As if it were not bad enough that we are leaving the EU and all the advantages that brings us through trade, employment and funding, it seems that the Home Office is behaving as if we have already left, failing to draw down money intended to help in the fight against poverty.
The Guardian reports that a catalogue of errors by the Home Office has led to a loss of access to £600,000 of EU funds earmarked for the most deprived people in Britain and has put a further £2.9m at risk.
The paper says that the government had tried to claim the money for Theresa May’s flagship policy of helping the victims of modern slavery, but Sajid Javid’s department missed the deadline to recoup the ringfenced cash:
Under the watch of the home secretary, who has ambitions to replace May in Downing Street, the UK has been left as the only EU member state to fail to deliver aid to its citizens through the programme, and it is still yet to make an application for the remainder of the £3.5m that was available.
The €3.4bn European Aid to the Most Deprived fund was established as an attempt to help member states meet a poverty reduction target of “lifting at least 20 million people out of the risk of poverty and social exclusion” by the end of 2020.
The British government initially intended to use the money to support breakfast clubs in schools that had particularly high rates of social disadvantage.
Last autumn, the government changed its mind and decided instead to use the cash to back the prime minister’s modern slavery campaign, one of the few policies that has survived her time in Downing Street. The Home Office took over the application for the funds with the aim of aiding vulnerable 16- to 24-year-olds who had entered the UK through a resettlement scheme, been granted refugee status through the in-country asylum process, or identified as potential victims of modern slavery.
But the Home Office did not draw up the necessary paperwork and secure the agreement of the European commission in time. As a result, the UK failed to claim the initial tranche – £600,000 – of its allocation under the fund by the end of 2018.
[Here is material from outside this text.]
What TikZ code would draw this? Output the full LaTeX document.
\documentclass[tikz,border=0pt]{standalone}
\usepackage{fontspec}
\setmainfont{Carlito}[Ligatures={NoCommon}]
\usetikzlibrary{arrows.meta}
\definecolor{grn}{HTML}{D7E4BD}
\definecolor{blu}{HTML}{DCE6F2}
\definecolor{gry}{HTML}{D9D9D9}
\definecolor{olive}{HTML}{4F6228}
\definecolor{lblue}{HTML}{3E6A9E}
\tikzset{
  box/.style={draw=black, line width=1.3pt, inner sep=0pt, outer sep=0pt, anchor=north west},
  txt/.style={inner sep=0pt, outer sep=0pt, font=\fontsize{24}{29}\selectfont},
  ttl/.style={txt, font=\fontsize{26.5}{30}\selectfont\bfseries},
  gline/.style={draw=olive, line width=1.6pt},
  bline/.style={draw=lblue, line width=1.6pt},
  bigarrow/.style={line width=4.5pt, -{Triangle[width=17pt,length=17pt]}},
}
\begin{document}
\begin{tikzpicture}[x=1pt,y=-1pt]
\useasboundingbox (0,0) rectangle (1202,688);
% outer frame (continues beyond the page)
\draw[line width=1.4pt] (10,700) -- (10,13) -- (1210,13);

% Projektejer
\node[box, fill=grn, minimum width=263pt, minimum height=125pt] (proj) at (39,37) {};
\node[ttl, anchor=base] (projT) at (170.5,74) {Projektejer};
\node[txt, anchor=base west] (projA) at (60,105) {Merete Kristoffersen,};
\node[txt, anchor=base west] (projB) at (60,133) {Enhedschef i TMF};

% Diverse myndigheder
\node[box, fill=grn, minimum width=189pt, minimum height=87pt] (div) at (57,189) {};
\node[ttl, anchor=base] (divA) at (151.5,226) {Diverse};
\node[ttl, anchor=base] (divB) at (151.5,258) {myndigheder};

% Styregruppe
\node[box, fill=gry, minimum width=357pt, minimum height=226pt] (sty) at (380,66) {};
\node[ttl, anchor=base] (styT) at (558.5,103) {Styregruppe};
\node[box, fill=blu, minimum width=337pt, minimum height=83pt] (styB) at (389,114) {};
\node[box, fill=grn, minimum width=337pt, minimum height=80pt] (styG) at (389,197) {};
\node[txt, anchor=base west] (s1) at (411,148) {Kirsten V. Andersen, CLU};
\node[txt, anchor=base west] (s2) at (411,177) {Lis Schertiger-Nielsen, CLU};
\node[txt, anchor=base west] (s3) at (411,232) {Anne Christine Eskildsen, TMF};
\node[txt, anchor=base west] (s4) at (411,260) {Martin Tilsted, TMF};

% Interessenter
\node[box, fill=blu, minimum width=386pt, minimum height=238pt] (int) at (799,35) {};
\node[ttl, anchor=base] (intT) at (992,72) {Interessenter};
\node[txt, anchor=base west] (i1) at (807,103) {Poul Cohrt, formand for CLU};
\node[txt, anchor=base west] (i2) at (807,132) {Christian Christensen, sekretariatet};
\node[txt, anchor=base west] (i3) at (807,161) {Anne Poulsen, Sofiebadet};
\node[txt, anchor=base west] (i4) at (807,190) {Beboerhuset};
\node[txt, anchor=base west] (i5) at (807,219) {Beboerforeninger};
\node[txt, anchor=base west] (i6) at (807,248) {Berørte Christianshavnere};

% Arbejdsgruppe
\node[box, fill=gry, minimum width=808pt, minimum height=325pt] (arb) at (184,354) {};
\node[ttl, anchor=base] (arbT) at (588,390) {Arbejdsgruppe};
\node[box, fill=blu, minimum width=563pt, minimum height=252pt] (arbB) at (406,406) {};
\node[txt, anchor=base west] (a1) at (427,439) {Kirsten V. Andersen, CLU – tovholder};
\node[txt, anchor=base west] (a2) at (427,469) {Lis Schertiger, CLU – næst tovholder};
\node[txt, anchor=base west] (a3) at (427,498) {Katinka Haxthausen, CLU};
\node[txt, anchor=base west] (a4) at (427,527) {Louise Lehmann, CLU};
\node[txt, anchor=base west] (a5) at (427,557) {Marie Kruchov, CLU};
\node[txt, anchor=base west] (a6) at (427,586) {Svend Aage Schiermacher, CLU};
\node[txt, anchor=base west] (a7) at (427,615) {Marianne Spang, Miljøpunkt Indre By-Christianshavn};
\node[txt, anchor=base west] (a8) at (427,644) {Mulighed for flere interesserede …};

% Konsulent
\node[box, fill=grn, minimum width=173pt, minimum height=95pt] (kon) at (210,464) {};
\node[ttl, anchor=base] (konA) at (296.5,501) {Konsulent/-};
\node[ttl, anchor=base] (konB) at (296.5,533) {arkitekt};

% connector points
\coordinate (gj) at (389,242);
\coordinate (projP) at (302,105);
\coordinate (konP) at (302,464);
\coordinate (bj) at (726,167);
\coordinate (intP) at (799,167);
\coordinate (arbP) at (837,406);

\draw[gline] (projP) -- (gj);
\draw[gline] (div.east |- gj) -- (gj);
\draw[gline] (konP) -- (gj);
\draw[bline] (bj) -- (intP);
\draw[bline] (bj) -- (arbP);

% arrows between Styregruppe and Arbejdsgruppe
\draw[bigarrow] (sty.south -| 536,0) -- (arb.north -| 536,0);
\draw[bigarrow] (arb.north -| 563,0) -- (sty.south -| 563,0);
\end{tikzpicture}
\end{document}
The Home Office then set a target of having a proposal ready to submit to the commission provisionally by the end of March 2019, with the programme of works scheduled to begin in July 2019, and with the fund becoming operational in the UK by the end of the year.
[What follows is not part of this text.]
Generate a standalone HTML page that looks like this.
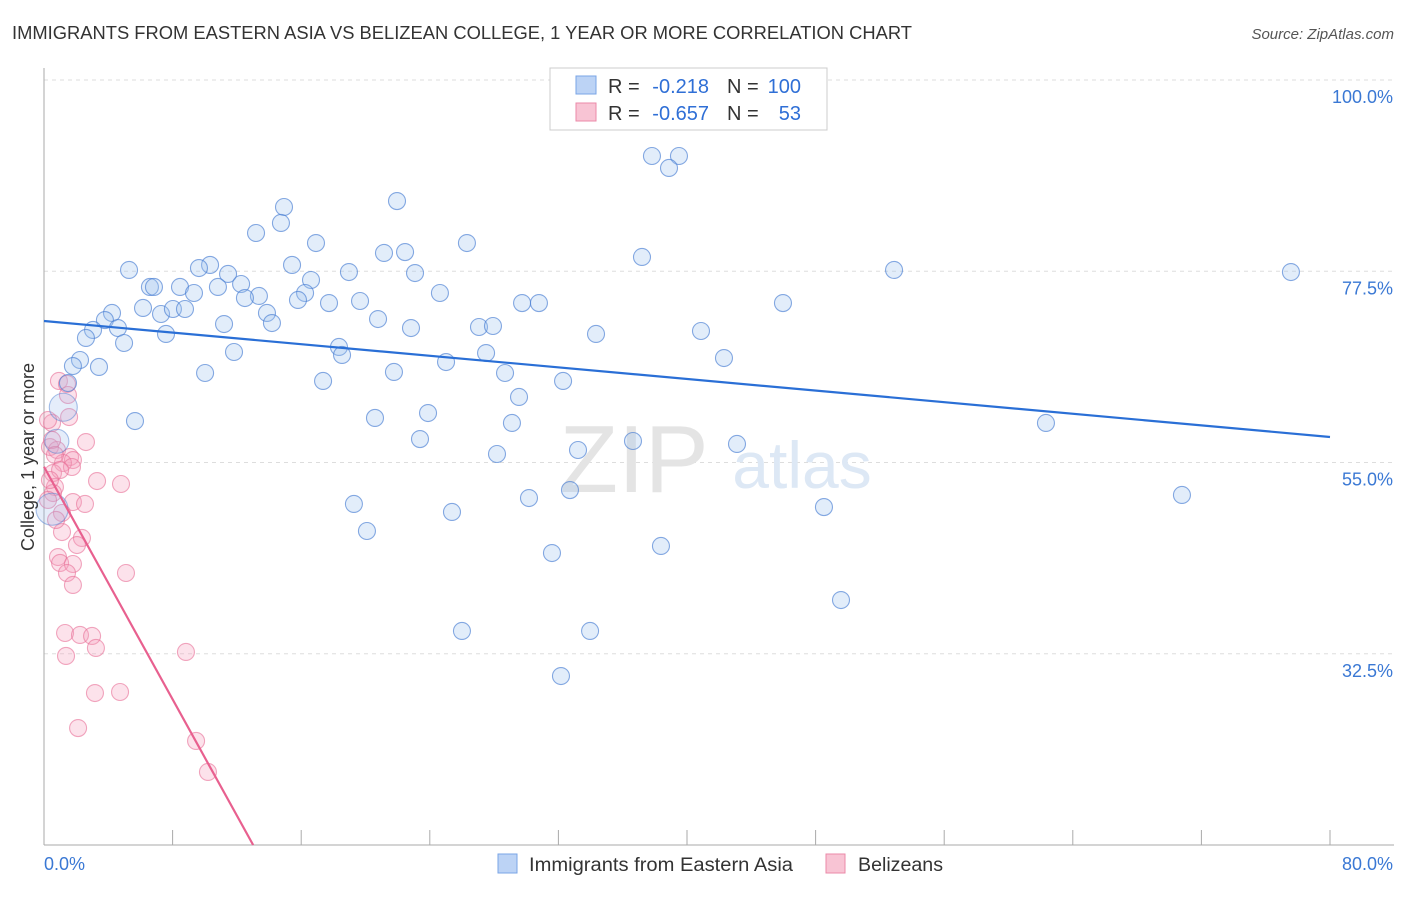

As of this week, the proposal has neither been completed nor implemented, raising concerns further funds are going to be lost due to the department’s failures.
They add that a commission report on use of the fund said 16 million people had benefited from it in 2016 alone, with most (96%) receiving food support, bringing the total beneficiaries between 2014 and 2016 to about 38 million. None of those beneficiaries were in the UK.